WHAT TO DO → Some lines in the listing below may include the string "this". How many are there? Give only the number.

EXCERPTED RECORDS →
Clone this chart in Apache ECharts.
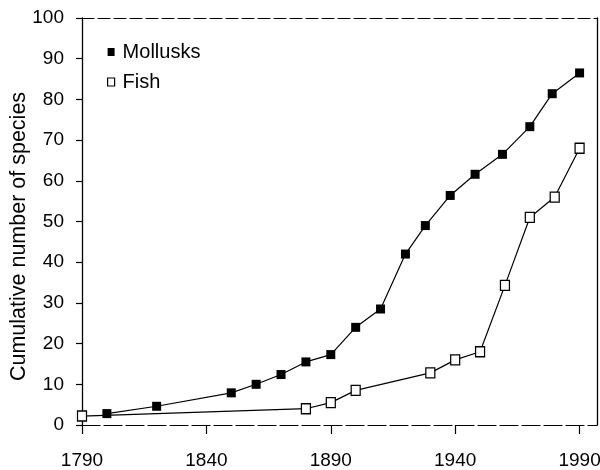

==

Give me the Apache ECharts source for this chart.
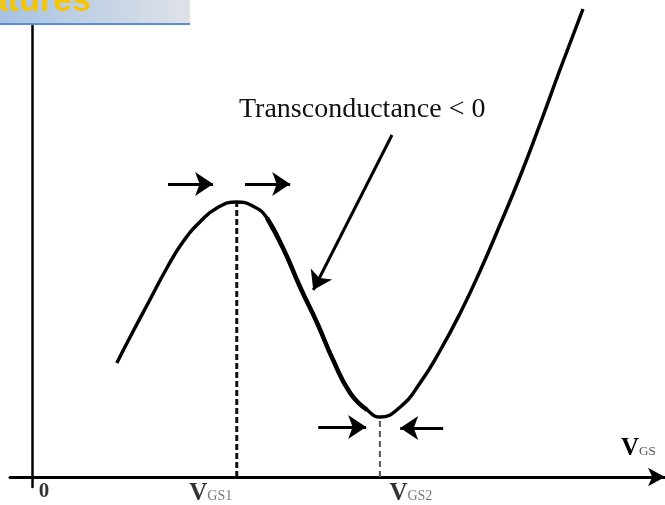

...

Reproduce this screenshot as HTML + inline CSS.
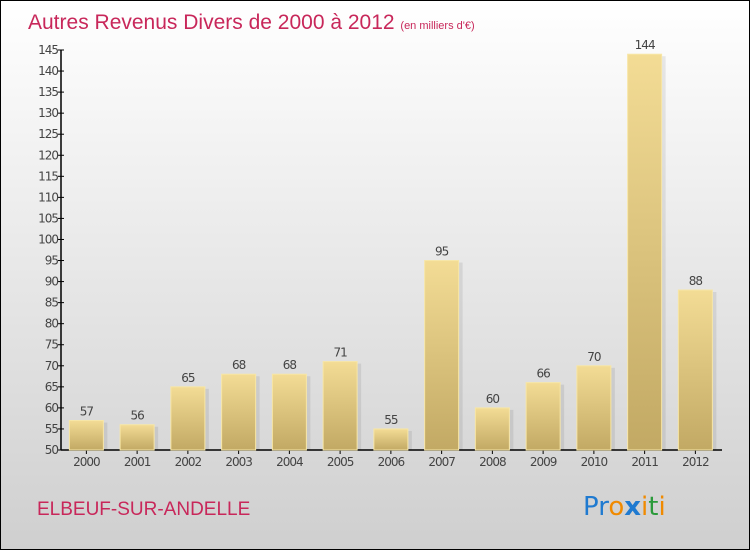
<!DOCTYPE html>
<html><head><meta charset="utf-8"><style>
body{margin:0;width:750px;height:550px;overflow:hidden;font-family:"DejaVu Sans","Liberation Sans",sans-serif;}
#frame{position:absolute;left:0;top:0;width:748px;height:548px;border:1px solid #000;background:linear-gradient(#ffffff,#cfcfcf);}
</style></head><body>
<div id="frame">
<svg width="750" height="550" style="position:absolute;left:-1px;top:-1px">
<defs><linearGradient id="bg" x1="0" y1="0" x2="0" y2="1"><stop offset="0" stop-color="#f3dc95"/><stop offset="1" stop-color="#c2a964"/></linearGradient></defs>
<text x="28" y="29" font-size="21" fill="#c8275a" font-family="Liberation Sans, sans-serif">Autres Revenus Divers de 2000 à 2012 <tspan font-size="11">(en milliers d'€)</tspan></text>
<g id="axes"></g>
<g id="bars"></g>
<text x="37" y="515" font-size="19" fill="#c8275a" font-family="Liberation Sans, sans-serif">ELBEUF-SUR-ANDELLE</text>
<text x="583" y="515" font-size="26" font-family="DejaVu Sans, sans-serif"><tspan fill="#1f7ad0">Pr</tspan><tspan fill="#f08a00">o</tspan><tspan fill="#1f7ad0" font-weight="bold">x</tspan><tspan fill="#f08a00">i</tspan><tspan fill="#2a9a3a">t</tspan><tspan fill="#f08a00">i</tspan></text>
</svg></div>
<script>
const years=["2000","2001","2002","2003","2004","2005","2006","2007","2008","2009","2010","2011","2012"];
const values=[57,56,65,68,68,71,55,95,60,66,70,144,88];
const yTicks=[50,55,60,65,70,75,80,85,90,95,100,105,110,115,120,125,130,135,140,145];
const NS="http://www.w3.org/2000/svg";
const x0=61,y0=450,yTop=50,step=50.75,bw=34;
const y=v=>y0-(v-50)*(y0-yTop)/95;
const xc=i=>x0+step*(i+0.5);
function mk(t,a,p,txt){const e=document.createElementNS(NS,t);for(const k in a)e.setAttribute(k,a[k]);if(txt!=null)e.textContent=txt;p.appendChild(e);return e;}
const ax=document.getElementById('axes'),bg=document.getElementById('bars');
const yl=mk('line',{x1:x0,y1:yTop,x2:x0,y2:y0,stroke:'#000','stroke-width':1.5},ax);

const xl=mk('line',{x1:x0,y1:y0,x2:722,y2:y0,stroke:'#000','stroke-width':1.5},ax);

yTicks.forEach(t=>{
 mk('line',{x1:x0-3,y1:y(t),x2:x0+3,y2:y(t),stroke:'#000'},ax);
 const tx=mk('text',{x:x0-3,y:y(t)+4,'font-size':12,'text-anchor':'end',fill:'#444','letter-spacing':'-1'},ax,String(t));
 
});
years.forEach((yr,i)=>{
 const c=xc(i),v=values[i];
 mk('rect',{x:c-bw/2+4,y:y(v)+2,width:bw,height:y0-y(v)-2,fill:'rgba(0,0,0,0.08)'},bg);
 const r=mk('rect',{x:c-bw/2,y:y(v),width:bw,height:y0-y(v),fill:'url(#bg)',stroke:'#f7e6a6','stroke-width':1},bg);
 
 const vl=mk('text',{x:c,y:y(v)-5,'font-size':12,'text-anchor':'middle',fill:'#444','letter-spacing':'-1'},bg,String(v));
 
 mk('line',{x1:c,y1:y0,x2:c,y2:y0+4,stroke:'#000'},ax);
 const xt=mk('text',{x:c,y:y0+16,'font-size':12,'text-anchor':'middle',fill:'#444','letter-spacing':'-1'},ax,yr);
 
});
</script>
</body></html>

COMPLETE RESPONSE → 3